======== MATERIAL ========

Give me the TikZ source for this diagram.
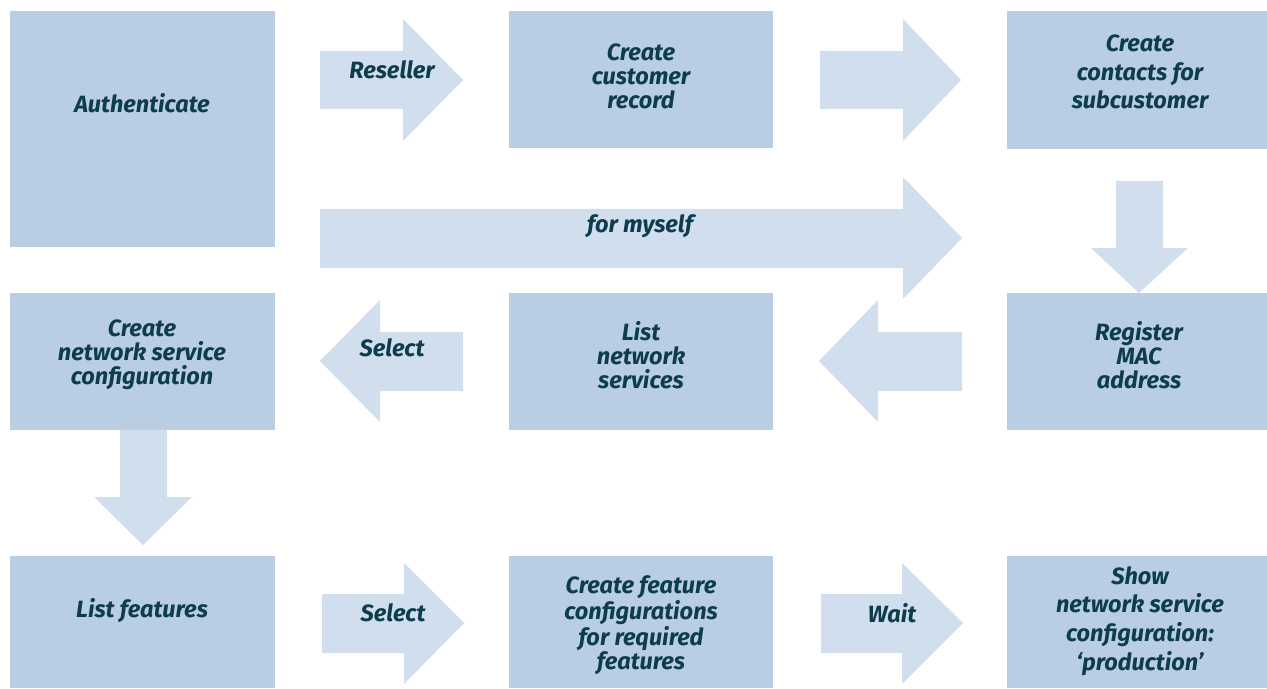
\documentclass[tikz,border=0pt]{standalone}
\usepackage{fontspec}
\setmainfont{Fira Sans}
\usetikzlibrary{positioning}
\definecolor{boxblue}{RGB}{185,206,227}
\definecolor{arrowblue}{RGB}{209,222,238}
\definecolor{inkteal}{RGB}{13,60,76}
\tikzset{
  stepbox/.style={fill=boxblue},
  flowarrow/.style={fill=arrowblue},
  steptext/.style={text=inkteal, align=center, inner sep=0pt,
    font=\fontsize{13.4}{13.6}\selectfont\bfseries\itshape},
  widetext/.style={steptext, font=\fontsize{13.4}{16.3}\selectfont\bfseries\itshape},
}

\begin{document}
\begin{tikzpicture}[x=0.02cm, y=-0.02cm]
        \path[use as bounding box] (0,0) rectangle (1267,689);

        % Draw step boxes
        \fill[stepbox] (10,11) rectangle (275,247);
        \fill[stepbox] (509,11) rectangle (773,148);
        \fill[stepbox] (1007,11) rectangle (1267,149);
        \fill[stepbox] (10,293) rectangle (275,430);
        \fill[stepbox] (509,293) rectangle (773,430);
        \fill[stepbox] (1007,293) rectangle (1267,430);
        \fill[stepbox] (10,556) rectangle (275,688);
        \fill[stepbox] (509,556) rectangle (773,688);
        \fill[stepbox] (1007,556) rectangle (1267,688);

        % Draw block arrows (top row)
        \fill[flowarrow] (320,51) -- (403,51) -- (403,19) -- (463,80) -- (403,141) -- (403,109) -- (320,109) -- cycle;
        \fill[flowarrow] (820,51) -- (903,51) -- (903,19) -- (961,80) -- (903,141) -- (903,109) -- (820,109) -- cycle;

        % Long arrow and down arrow on the right
        \fill[flowarrow] (320,209) -- (903,209) -- (903,177) -- (962,238) -- (903,299) -- (903,268) -- (320,268) -- cycle;
        \fill[flowarrow] (1116,181) -- (1163,181) -- (1163,248) -- (1188,248) -- (1139,293) -- (1091,248) -- (1116,248) -- cycle;

        % Middle row, pointing left
        \fill[flowarrow] (962,332) -- (878,332) -- (878,300) -- (819,361) -- (878,422) -- (878,391) -- (962,391) -- cycle;
        \fill[flowarrow] (463,332) -- (380,332) -- (380,300) -- (320,361) -- (380,422) -- (380,391) -- (463,391) -- cycle;

        % Down arrow on the left, bottom row
        \fill[flowarrow] (120,430) -- (167,430) -- (167,497) -- (192,497) -- (143,545) -- (94,497) -- (120,497) -- cycle;
        \fill[flowarrow] (322,594) -- (404,594) -- (404,563) -- (464,623) -- (404,684) -- (404,653) -- (322,653) -- cycle;
        \fill[flowarrow] (821,594) -- (902,594) -- (902,563) -- (963,623) -- (902,684) -- (902,653) -- (821,653) -- cycle;

        % Step texts
        \node[steptext] (auth) at (142,103) {Authenticate};
        \node[steptext] (custrec) at (641,76) {Create\\customer\\record};
        \node[widetext] (contacts) at (1140,72) {Create\\contacts for\\subcustomer};
        \node[steptext] (netconf) at (142,355) {Create\\network service\\configuration};
        \node[steptext] (listsvc) at (641,355) {List\\network\\services};
        \node[steptext] (regmac) at (1139,355) {Register\\MAC\\address};
        \node[steptext] (listfeat) at (142,611) {List features};
        \node[steptext] (featconf) at (641,625) {Create feature\\configurations\\for required\\features};
        \node[widetext] (showconf) at (1140,621) {Show\\network service\\configuration:\\‘production’};

        % Arrow labels
        \node[steptext] (reseller) at (392,70) {Reseller};
        \node[steptext] (myself) at (640,226) {for myself};
        \node[steptext] (selsvc) at (392,348) {Select};
        \node[steptext] (selfeat) at (393,613) {Select};
        \node[steptext] (wait) at (892,613) {Wait};
\end{tikzpicture}
\end{document}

========

*PROBLEM TO WORK ON*
Would you reproduce the lines above, from the very first through the line containing "(463,391) -- cycle;", exactly and without the pictures?

*RESPONSE TO THE TASK*
Give me the TikZ source for this diagram.
\documentclass[tikz,border=0pt]{standalone}
\usepackage{fontspec}
\setmainfont{Fira Sans}
\usetikzlibrary{positioning}
\definecolor{boxblue}{RGB}{185,206,227}
\definecolor{arrowblue}{RGB}{209,222,238}
\definecolor{inkteal}{RGB}{13,60,76}
\tikzset{
  stepbox/.style={fill=boxblue},
  flowarrow/.style={fill=arrowblue},
  steptext/.style={text=inkteal, align=center, inner sep=0pt,
    font=\fontsize{13.4}{13.6}\selectfont\bfseries\itshape},
  widetext/.style={steptext, font=\fontsize{13.4}{16.3}\selectfont\bfseries\itshape},
}

\begin{document}
\begin{tikzpicture}[x=0.02cm, y=-0.02cm]
        \path[use as bounding box] (0,0) rectangle (1267,689);

        % Draw step boxes
        \fill[stepbox] (10,11) rectangle (275,247);
        \fill[stepbox] (509,11) rectangle (773,148);
        \fill[stepbox] (1007,11) rectangle (1267,149);
        \fill[stepbox] (10,293) rectangle (275,430);
        \fill[stepbox] (509,293) rectangle (773,430);
        \fill[stepbox] (1007,293) rectangle (1267,430);
        \fill[stepbox] (10,556) rectangle (275,688);
        \fill[stepbox] (509,556) rectangle (773,688);
        \fill[stepbox] (1007,556) rectangle (1267,688);

        % Draw block arrows (top row)
        \fill[flowarrow] (320,51) -- (403,51) -- (403,19) -- (463,80) -- (403,141) -- (403,109) -- (320,109) -- cycle;
        \fill[flowarrow] (820,51) -- (903,51) -- (903,19) -- (961,80) -- (903,141) -- (903,109) -- (820,109) -- cycle;

        % Long arrow and down arrow on the right
        \fill[flowarrow] (320,209) -- (903,209) -- (903,177) -- (962,238) -- (903,299) -- (903,268) -- (320,268) -- cycle;
        \fill[flowarrow] (1116,181) -- (1163,181) -- (1163,248) -- (1188,248) -- (1139,293) -- (1091,248) -- (1116,248) -- cycle;

        % Middle row, pointing left
        \fill[flowarrow] (962,332) -- (878,332) -- (878,300) -- (819,361) -- (878,422) -- (878,391) -- (962,391) -- cycle;
        \fill[flowarrow] (463,332) -- (380,332) -- (380,300) -- (320,361) -- (380,422) -- (380,391) -- (463,391) -- cycle;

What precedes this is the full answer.